→ Requirement
Below is a block of records. Copy every line in it that contains the word "with".

→ Entries
########################################
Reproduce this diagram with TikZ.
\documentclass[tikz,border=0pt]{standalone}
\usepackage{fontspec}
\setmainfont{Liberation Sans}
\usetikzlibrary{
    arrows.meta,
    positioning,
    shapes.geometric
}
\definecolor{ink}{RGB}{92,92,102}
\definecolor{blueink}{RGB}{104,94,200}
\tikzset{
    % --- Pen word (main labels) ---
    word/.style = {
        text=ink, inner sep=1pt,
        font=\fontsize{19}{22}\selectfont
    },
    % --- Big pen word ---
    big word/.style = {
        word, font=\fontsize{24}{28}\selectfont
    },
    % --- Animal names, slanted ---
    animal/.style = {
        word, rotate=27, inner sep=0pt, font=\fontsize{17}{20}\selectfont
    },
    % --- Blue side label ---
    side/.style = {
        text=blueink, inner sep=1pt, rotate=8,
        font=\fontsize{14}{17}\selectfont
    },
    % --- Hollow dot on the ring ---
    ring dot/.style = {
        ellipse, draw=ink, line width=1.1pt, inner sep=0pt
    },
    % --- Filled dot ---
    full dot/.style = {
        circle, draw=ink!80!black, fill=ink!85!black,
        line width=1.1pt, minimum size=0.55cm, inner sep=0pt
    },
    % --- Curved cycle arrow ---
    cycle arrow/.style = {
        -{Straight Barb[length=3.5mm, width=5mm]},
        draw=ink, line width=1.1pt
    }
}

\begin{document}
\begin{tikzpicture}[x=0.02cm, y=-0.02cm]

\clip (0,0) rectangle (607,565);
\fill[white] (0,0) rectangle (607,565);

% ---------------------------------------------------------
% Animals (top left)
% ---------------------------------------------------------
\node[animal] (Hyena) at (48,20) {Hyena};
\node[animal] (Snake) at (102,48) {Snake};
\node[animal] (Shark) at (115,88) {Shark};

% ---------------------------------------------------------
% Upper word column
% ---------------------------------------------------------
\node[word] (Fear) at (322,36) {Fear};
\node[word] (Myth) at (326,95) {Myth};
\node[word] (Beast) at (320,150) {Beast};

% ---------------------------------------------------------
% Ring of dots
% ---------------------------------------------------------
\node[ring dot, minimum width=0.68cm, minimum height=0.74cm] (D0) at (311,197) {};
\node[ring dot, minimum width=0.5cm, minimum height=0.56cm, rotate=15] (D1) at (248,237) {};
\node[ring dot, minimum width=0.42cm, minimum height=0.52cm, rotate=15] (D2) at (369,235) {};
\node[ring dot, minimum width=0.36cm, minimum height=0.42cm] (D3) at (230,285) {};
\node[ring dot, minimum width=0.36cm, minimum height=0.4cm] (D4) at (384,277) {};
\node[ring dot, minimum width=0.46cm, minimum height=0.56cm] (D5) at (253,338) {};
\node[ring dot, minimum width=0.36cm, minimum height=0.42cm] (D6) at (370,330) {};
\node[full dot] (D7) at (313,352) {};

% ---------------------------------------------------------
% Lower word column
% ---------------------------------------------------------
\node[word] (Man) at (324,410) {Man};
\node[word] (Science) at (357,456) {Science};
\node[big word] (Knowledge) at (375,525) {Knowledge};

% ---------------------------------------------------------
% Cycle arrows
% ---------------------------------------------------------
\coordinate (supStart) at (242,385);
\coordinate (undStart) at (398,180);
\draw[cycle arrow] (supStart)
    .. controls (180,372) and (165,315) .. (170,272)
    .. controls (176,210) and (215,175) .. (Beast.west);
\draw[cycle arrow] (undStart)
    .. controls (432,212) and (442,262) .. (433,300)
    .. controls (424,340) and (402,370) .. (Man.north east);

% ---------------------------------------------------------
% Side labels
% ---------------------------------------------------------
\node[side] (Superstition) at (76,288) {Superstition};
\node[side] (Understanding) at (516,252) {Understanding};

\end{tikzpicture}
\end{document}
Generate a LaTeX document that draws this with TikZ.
########################################
→ Solved exercise
Reproduce this diagram with TikZ.
Generate a LaTeX document that draws this with TikZ.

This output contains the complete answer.